Le vote italien, à quinze mois des européennes, constitue un avertissement qui doit être entendu. L’Italie, contrairement à la Grèce, représente un risque systémique pour l’Union comme pour la zone euro. Elle maîtrise comme nul autre pays l’art de se diriger tout en n’étant pas gouvernée. Tout l’enjeu pour le chef de l’État, Sergio Mattarella, consiste à conjurer tant une alliance entre Cinque Stelle et la Lega qu’un retour aux urnes. La constitution d’un gouvernement minoritaire et impotent est probable. Au prix d’un supplément d’immobilisme à l’intérieur et d’une prise de distance avec l’Union à l’extérieur.
L’électrochoc italien confirme que l’élection d’Emmanuel Macron fut une parenthèse miraculeuse qui vit la France faire exception – pour une fois de manière positive – en choisissant le réformisme contre le populisme.

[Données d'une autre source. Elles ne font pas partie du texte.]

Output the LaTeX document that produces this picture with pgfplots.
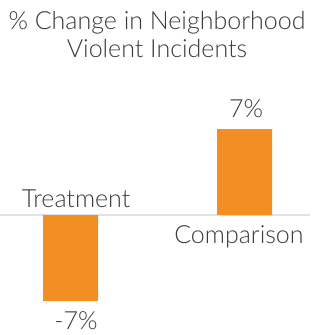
\documentclass[border=0pt]{standalone}
\usepackage{pgfplots}
\pgfplotsset{compat=1.18}
\usepackage{fontspec}
\setmainfont{Lato}[UprightFont=* Light]
\definecolor{barorange}{HTML}{F28E23}
\definecolor{txt}{HTML}{3A3A3A}
\definecolor{zline}{HTML}{E2E2E2}
\begin{document}
\begin{tikzpicture}
\begin{axis}[
  width=314pt, height=335pt, scale only axis,
  xmin=-0.4052, xmax=1.3994,
  ymin=-9.767, ymax=17.5,
  hide axis,
  clip=false,
  ybar, bar width=55pt,
]
\draw[zline, line width=1.6pt] (axis cs:-0.4052,0) -- (axis cs:1.376,0);
\addplot[fill=barorange, draw=none, bar shift=0pt] coordinates {(0,-7) (1,7)};
\begin{scope}[every node/.style={text=txt, font=\fontsize{25}{30}\selectfont, anchor=base, inner sep=0pt}]
\node at (axis cs:0.497,15.06) {\% Change in Neighborhood};
\node at (axis cs:0.497,12.78) {Violent Incidents};
\node at (axis cs:0.032,0.57) {Treatment};
\node at (axis cs:0.968,-2.28) {Comparison};
\node at (axis cs:1.009,7.90) {7\%};
\node at (axis cs:0.032,-9.33) {-7\%};
\end{scope}
\end{axis}
\pgfresetboundingbox
\path[use as bounding box] (current axis.south west) rectangle (current axis.north east);
\end{tikzpicture}
\end{document}
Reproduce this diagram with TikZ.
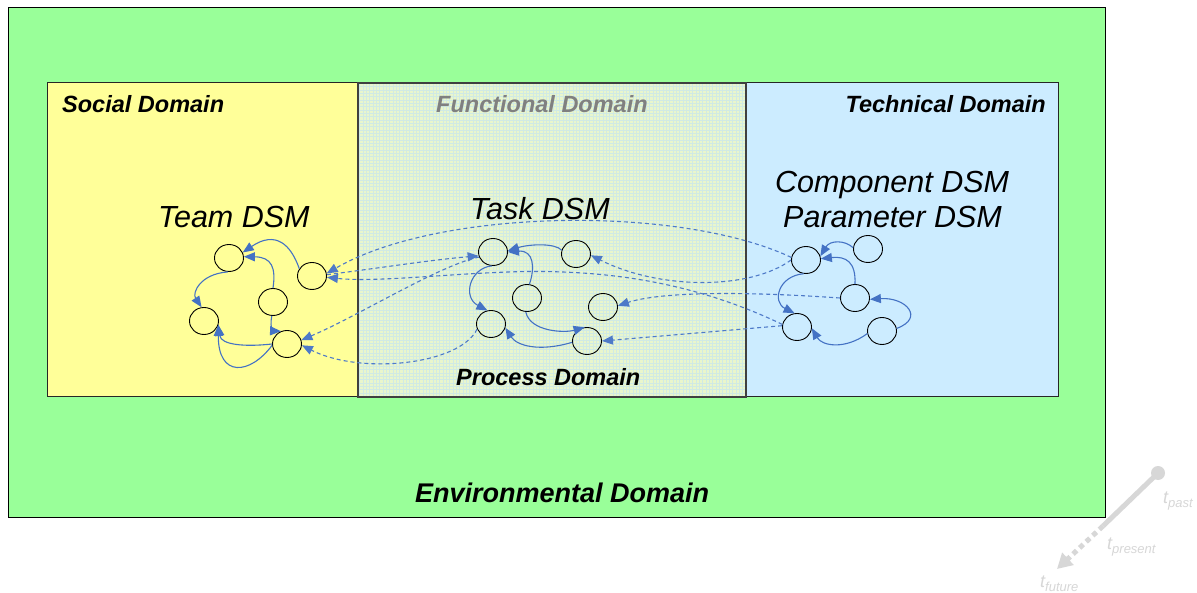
\documentclass[tikz,border=0pt]{standalone}
\usepackage{fontspec}
\setmainfont{Liberation Sans}
\usetikzlibrary{arrows.meta,shapes.geometric}
\definecolor{envgreen}{RGB}{153,255,153}
\definecolor{socyellow}{RGB}{255,255,153}
\definecolor{funfill}{RGB}{233,246,204}
\definecolor{fungrid}{RGB}{208,234,228}
\definecolor{techblue}{RGB}{204,236,255}
\definecolor{edgeblue}{RGB}{68,114,196}
\definecolor{dashblue}{RGB}{78,122,200}
\definecolor{timegray}{RGB}{215,215,215}
\definecolor{fungray}{RGB}{128,128,128}
\begin{document}
\begin{tikzpicture}[x=1pt,y=-1pt,
  dsmnode/.style={ellipse,draw=black,line width=0.9pt,minimum width=29pt,minimum height=27pt,inner sep=0pt},
  intra/.style={draw=edgeblue,line width=1.1pt,-{Triangle[length=11pt,width=9pt]}},
  inter/.style={draw=dashblue,line width=1.1pt,dash pattern=on 4pt off 3pt,-{Triangle[length=11pt,width=9pt]}},
  domlabel/.style={font=\fontsize{23.5}{27}\selectfont\bfseries\itshape,inner sep=0pt,anchor=base west},
  dsmlabel/.style={font=\fontsize{30.5}{34}\selectfont\itshape,inner sep=0pt,anchor=base west},
  timelab/.style={font=\fontsize{18}{20}\selectfont\itshape,text=timegray,inner sep=0pt,anchor=base west},
  dombox/.style={draw=black!85,line width=1pt},
]
\useasboundingbox (0,0) rectangle (1197,593);
\fill[white] (0,0) rectangle (1197,593);
% environment
\fill[envgreen] (8,8) rectangle (1105,517);
\draw[line width=1pt] (8,8) rectangle (1105,517);
% domains
\fill[socyellow] (47,83) rectangle (358,397);
\fill[funfill] (358,83) rectangle (746,397);
\draw[fungrid,line width=0.3pt,xstep=3.33pt,ystep=3.33pt] (358,83) grid (746,397);
\fill[techblue] (746,83) rectangle (1058,397);
\draw[dombox] (47,83) rectangle (358,397);
\draw[dombox] (746,83) rectangle (1058,397);
\draw[draw=black!75,line width=1.6pt] (358,83) rectangle (746,397);
% labels
\node[domlabel] (lsoc) at (62,113) {Social Domain};
\node[domlabel,text=fungray] (lfun) at (436,113) {Functional Domain};
\node[domlabel,anchor=base east] (ltec) at (1046,113) {Technical Domain};
\node[domlabel] (lpro) at (456,386) {Process Domain};
\node[domlabel,font=\fontsize{27}{31}\selectfont\bfseries\itshape] (lenv) at (415,502) {Environmental Domain};
\node[dsmlabel] (lteam) at (158,228) {Team DSM};
\node[dsmlabel] (ltask) at (470,220) {Task DSM};
\node[dsmlabel] (lcomp) at (775,193) {Component DSM};
\node[dsmlabel] (lpar) at (783,228) {Parameter DSM};
% nodes
\node[dsmnode] (S1) at (229,258) {};
\node[dsmnode] (S2) at (312,276) {};
\node[dsmnode] (S3) at (273,302) {};
\node[dsmnode] (S4) at (204,321) {};
\node[dsmnode] (S5) at (287,344) {};
\node[dsmnode] (F1) at (493,252) {};
\node[dsmnode] (F2) at (576,254) {};
\node[dsmnode] (F3) at (527,298) {};
\node[dsmnode] (F4) at (603,307) {};
\node[dsmnode] (F5) at (491,324) {};
\node[dsmnode] (F6) at (587,341) {};
\node[dsmnode] (T1) at (806,260) {};
\node[dsmnode] (T2) at (868,249) {};
\node[dsmnode] (T3) at (855,298) {};
\node[dsmnode] (T4) at (797,327) {};
\node[dsmnode] (T5) at (882,331) {};
% social edges
\draw[intra] (S1.265) .. controls (200,274) and (192,293) .. (S4.100);
\draw[intra] (S2.150) .. controls (291,245) and (276,230) .. (S1.22);
\draw[intra] (S3.north) .. controls (276,268) and (272,257) .. (S1.5);
\draw[intra] (S3.265) .. controls (269,330) and (275,331) .. (S5.115);
\draw[intra] (S5.180) .. controls (245,347) and (221,345) .. (S4.345);
\draw[intra] (S5.185) .. controls (250,375) and (218,378) .. (S4.345);
% functional edges
\draw[intra] (F2.165) .. controls (555,243) and (530,244) .. (F1.5);
\draw[intra] (F3.80) .. controls (535,268) and (534,250) .. (F1.0);
\draw[intra] (F1.265) .. controls (470,268) and (462,297) .. (F5.105);
\draw[intra] (F3.265) .. controls (530,332) and (565,333) .. (F6.100);
\draw[intra] (F6.185) .. controls (540,352) and (517,346) .. (F5.345);
% technical edges
\draw[intra] (T2.175) .. controls (845,240) and (830,240) .. (T1.15);
\draw[intra] (T3.north) .. controls (856,262) and (846,256) .. (T1.5);
\draw[intra] (T1.260) .. controls (778,276) and (772,302) .. (T4.100);
\draw[intra] (T5.10) .. controls (925,318) and (906,297) .. (T3.355);
\draw[intra] (T5.190) .. controls (845,350) and (822,346) .. (T4.355);
% inter-domain edges
\draw[inter] (T1.170) .. controls (680,205) and (440,208) .. (S2.10);
\draw[inter] (S2.5) .. controls (380,268) and (430,260) .. (F1.195);
\draw[inter] (F1.200) .. controls (440,265) and (360,315) .. (S5.15);
\draw[inter] (F5.200) .. controls (460,365) and (360,375) .. (S5.355);
\draw[inter] (T4.170) .. controls (700,285) and (620,272) .. (540,271.5) .. controls (470,271) and (380,283) .. (S2.355);
\draw[inter] (T1.180) .. controls (750,290) and (660,290) .. (F2.355);
\draw[inter] (T3.180) .. controls (740,291) and (660,292) .. (F4.5);
\draw[inter] (T4.175) .. controls (720,331) and (650,337) .. (F6.0);
% time arrow
\node[circle,fill=timegray,minimum size=14pt,inner sep=0pt] (tpast) at (1158,473) {};
\coordinate (tnow) at (1103,526);
\coordinate (tfut) at (1057,569);
\draw[timegray,line width=5pt] (tpast.center) -- (tnow);
\draw[timegray,line width=5pt,dash pattern=on 5pt off 4pt,-{Triangle[length=15pt,width=16pt]}] (tnow) -- (tfut);
\node[timelab] (lpast) at (1163,503) {t\raisebox{-4pt}{\fontsize{13}{14}\selectfont past}};
\node[timelab] (lpres) at (1107,549) {t\raisebox{-4pt}{\fontsize{13}{14}\selectfont present}};
\node[timelab] (lfut) at (1040,587) {t\raisebox{-4pt}{\fontsize{13}{14}\selectfont future}};
\end{tikzpicture}
\end{document}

L’équation européenne est désormais claire.
L’effondrement de la social-démocratie et l’érosion de la droite conservatrice ouvrent un formidable espace aux partis populistes. Pour s’être reposée sur les pseudo-dividendes de la paix après la chute de l’URSS et avoir communié dans le déni des crises économiques et des menaces géopolitiques, l’Europe affronte aujourd’hui la pire des tempêtes, celle, intérieure, qui naît de la corruption de la démocratie par la démagogie.